Dataset extract:

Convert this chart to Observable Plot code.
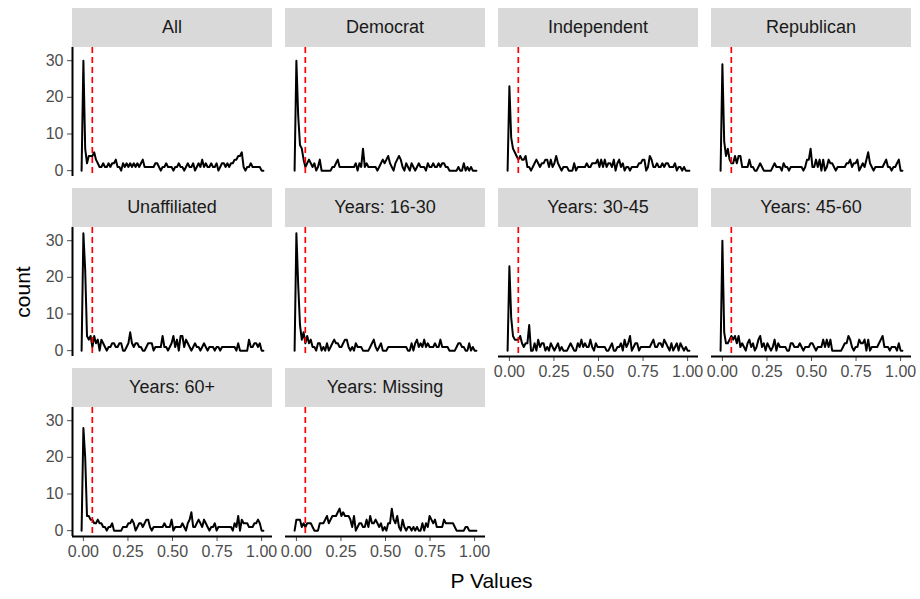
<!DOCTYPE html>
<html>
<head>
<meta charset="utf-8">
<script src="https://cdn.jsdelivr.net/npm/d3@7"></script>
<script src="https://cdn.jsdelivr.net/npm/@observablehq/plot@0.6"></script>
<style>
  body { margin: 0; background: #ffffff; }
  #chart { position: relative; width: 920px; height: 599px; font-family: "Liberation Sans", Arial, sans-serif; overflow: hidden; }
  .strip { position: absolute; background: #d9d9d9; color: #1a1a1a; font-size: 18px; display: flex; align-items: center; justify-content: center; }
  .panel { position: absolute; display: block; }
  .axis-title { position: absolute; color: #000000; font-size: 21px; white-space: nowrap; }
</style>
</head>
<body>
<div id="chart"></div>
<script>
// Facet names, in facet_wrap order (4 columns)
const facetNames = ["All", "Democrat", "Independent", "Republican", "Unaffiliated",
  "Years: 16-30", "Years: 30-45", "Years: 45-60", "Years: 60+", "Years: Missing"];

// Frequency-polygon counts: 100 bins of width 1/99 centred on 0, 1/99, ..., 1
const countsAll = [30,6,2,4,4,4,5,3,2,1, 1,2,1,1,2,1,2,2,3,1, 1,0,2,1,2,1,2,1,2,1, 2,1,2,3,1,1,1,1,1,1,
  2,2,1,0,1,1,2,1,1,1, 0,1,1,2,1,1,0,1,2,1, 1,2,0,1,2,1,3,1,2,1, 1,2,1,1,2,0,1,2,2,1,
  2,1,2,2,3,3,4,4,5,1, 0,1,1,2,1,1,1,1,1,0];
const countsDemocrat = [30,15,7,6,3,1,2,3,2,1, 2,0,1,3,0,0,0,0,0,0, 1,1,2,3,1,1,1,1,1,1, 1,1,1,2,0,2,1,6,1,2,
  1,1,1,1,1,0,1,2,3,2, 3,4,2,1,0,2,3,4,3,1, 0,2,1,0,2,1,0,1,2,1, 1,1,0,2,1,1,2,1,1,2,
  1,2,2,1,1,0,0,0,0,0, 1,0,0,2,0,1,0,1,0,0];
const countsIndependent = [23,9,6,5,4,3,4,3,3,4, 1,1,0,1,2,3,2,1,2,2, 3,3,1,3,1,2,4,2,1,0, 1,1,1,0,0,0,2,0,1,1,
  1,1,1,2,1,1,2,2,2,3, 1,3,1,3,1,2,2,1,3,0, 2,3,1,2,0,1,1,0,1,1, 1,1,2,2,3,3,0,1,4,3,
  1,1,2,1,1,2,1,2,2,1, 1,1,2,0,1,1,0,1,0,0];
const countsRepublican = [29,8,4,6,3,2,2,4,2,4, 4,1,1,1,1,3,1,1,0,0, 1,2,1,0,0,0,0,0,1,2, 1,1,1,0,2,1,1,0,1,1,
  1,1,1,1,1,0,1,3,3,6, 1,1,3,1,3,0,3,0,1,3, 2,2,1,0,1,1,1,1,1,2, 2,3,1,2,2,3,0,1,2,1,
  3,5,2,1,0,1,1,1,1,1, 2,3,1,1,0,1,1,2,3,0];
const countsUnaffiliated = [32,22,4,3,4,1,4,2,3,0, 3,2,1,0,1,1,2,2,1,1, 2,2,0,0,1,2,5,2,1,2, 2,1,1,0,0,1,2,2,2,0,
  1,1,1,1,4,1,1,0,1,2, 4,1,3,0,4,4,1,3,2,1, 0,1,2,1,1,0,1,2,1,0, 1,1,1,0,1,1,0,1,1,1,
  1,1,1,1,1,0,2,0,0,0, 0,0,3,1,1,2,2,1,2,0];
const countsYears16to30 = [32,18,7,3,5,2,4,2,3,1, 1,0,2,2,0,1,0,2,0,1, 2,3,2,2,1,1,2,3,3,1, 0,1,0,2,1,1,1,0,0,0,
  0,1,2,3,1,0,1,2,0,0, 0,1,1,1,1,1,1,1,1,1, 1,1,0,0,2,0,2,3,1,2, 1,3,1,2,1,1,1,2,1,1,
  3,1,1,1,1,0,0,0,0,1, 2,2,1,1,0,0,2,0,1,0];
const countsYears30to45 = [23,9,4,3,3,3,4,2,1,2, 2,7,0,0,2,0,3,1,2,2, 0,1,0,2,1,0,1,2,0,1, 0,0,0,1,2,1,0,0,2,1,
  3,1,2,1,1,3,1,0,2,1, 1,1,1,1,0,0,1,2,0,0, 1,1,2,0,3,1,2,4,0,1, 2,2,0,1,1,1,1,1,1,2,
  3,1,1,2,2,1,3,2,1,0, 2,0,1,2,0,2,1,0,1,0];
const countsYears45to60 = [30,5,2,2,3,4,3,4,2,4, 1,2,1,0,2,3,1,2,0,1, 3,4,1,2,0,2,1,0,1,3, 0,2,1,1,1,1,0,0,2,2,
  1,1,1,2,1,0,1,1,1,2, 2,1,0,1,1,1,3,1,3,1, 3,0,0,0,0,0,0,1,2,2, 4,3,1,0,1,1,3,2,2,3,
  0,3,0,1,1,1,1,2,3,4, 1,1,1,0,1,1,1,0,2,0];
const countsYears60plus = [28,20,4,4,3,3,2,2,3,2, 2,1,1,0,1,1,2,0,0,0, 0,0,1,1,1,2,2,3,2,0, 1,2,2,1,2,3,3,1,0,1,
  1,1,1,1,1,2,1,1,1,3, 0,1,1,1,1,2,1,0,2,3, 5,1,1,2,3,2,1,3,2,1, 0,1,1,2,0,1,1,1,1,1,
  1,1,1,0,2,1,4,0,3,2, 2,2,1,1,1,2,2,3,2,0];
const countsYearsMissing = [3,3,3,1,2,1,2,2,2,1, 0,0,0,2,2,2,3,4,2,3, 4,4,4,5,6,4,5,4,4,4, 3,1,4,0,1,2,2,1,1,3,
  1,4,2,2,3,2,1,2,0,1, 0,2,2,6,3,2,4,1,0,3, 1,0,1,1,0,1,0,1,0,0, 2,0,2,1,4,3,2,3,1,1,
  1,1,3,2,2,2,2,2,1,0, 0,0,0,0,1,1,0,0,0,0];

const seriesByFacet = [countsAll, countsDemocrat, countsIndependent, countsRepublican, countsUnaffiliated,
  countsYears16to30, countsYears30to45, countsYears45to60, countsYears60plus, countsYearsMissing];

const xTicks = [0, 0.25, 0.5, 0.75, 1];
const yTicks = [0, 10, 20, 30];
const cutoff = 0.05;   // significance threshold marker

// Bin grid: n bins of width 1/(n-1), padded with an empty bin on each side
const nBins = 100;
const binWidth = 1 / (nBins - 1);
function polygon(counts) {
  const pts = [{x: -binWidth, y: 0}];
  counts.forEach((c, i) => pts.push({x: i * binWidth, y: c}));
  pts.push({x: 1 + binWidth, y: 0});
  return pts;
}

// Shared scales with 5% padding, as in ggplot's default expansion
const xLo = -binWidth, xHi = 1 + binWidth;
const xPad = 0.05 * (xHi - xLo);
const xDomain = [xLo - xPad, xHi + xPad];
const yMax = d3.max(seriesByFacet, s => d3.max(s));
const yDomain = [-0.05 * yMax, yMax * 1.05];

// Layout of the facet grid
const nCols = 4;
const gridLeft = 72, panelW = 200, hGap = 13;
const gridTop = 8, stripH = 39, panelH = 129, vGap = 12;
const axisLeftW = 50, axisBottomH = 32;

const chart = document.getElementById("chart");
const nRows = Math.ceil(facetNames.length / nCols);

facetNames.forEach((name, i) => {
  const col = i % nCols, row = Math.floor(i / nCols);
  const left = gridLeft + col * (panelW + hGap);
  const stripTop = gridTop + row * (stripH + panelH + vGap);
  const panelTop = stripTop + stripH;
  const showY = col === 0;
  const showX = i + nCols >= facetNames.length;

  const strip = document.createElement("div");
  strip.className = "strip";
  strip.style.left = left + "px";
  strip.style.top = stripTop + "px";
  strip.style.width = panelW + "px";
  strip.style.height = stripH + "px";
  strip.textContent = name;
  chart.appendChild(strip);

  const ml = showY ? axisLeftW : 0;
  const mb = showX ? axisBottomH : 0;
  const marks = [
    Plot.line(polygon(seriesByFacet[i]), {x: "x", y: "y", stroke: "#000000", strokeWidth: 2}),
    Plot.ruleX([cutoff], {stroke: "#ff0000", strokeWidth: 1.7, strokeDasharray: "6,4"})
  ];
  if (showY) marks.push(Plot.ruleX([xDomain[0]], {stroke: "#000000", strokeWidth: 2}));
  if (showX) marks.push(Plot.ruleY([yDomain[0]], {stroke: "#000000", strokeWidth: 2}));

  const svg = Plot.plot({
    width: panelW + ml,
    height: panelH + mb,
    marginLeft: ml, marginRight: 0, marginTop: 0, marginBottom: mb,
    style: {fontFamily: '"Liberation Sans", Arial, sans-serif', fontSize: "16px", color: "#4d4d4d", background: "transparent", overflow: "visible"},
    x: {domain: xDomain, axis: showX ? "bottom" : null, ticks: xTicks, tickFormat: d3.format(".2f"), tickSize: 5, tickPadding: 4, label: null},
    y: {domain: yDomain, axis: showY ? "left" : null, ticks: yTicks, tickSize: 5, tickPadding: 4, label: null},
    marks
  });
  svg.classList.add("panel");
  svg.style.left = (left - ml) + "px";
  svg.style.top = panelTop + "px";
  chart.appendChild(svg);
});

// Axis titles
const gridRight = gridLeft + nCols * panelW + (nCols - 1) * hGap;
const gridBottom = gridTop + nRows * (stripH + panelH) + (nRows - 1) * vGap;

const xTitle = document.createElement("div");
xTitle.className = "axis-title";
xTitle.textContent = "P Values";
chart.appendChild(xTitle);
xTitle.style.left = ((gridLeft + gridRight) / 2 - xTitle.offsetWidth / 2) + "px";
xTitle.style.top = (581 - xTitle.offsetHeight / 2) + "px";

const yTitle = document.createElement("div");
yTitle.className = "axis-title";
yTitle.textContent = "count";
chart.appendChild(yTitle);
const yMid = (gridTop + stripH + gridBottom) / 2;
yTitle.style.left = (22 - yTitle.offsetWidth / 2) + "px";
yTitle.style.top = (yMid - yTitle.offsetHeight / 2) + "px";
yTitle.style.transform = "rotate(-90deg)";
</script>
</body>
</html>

Given problem: Report each line in the data that holds the word "chart".

Answer to this task:
Convert this chart to Observable Plot code.
  #chart { position: relative; width: 920px; height: 599px; font-family: "Liberation Sans", Arial, sans-serif; overflow: hidden; }
<div id="chart"></div>
const chart = document.getElementById("chart");
  chart.appendChild(strip);
  chart.appendChild(svg);
chart.appendChild(xTitle);
chart.appendChild(yTitle);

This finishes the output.